Shmuel Shayowitz (NMLS#19871) is President and Chief Lending Officer at Approved Funding, a privately held local mortgage banker and direct lender. Shmuel has over two decades of industry experience, including licenses and certifications as a certified mortgage underwriter, residential review appraiser, licensed real estate agent, and direct FHA specialized underwriter. Shmuel provides a uniquely holistic approach to comprehensive real estate and financial matters that goes well beyond any single transaction. Shmuel is an award-winning financier recognized for maximizing the short-term and long-term objectives of his client. As a contributing writer to many local and regional newspapers and publications, his insights have been featured in the media for many topics, including mortgages, personal finance, appraisals, and real estate trends.

There is no shortage of things for which a person can be grateful. Yet, I am sure, like me, most people are guilty of taking so many things for granted. As Oprah Winfrey famously said, “Be thankful for what you have; you’ll end up having more. If you concentrate on what you don’t have, you will never, ever have enough.” In business dealings, I have realized this too is factor of consideration that must be realized in all dealings because gratitude is a two way street that is often underappreciated.

A few months ago, I had a consultation with a “family” looking to buy a house. When I say family, I mean a conference room full of people… a husband and wife, their married son and daughter-in-law, their two grandchildren, and some nieces and nephews who came along for the trip. The elder couple was being called upon to help co-sign or co-purchase a new house for their children. None of the participants owned a house previously, and only the daughter-in-law was suitably employed. The son was “looking” for employment as a teacher, and the parents were recently retired with a new “online business” that had yet to make any money. After a long meeting, I escorted them out of my office with little hope of being able to help them make a home purchase viable. We did discuss several options for them to consider and organize that would conceivably help them – assuming the internet business took-off as expected.

I speak to many clients and professionals on a daily basis, and despite my best efforts, I know that my track record will not be perfect, and I simply cannot help everyone. Quite frankly, I didn’t expect to hear back from them for a long time. The next morning I received both a voicemail and email expressing their deep appreciation for the time and guidance that I gave them the day before. The young lady ended the email with “looking forward to buying our first house VERY SOON thanks to you!!” I am pretty sure that I chuckled and dismissed her naivety knowing that they had a long ways to go before there would be any house in their future.

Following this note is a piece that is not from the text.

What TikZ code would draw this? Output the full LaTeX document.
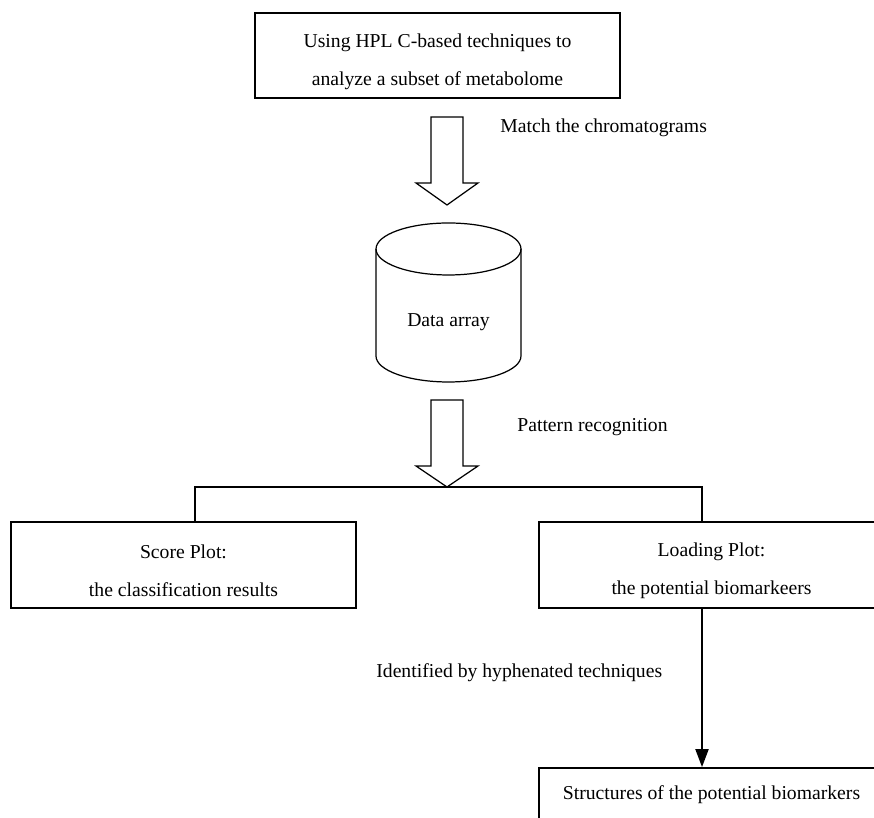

The week after, I got another email letting me know that almost all of my suggestions and recommendations had been addressed and implemented. Again, she ended the email expressing her sincere appreciation for all my assistance and guidance. I remember thinking, her innocence of the complexity of real estate and finance were cute, but I appreciated her resolve. A few days later, another email came with a now new “game plan” because the internet venture was failing. She bashfully asked if I can get a mortgage for her husband who was “offered a job” but wasn’t starting employment “for a while.” I admired her persistence, and gave her my recommendations. The next day, I received a heartfelt voicemail expressing her indebtedness for all the assistance I was providing her and her family.

Less than four weeks after our first meeting I got a call on a Sunday telling me they fell in love with a house that they “knew was home.” If it were anyone else, I would not take the consideration seriously enough, but I knew that their endearing attitude and sincere determination were compelling. We met again. This time they brought different family members. It wasn’t surprising that so many family members were vying to help this genuinely optimistic young couple. Unfortunately, it was to no avail. As they were gathering their belongings to leave my office, they mentioned something about the sellers who were in close contact with them awaiting status. Again, it was no surprise that they had the sellers rooting for them as well. Their optimism and genuine appreciation were contagious. Perhaps the sellers would be willing to work with us by holding a small second-mortgage I asked aloud?!

The next morning, the two attorneys were exchanging emails and began working on the mutually agreed upon contract. The buyers were ecstatic; the sellers were delighted; and I witnessed yet another valuable life lesson. Home buying is very often about rates, terms, income, credit, and qualification – but every now and then the right attitude is the missing criteria to get that dream home. I am thankful to this couple for the reminder. I certainly try to appreciate what I have on a daily basis. I am very grateful to my hard working staff, our valued clients and all our referral partners for our wonderful relationship! Thank you!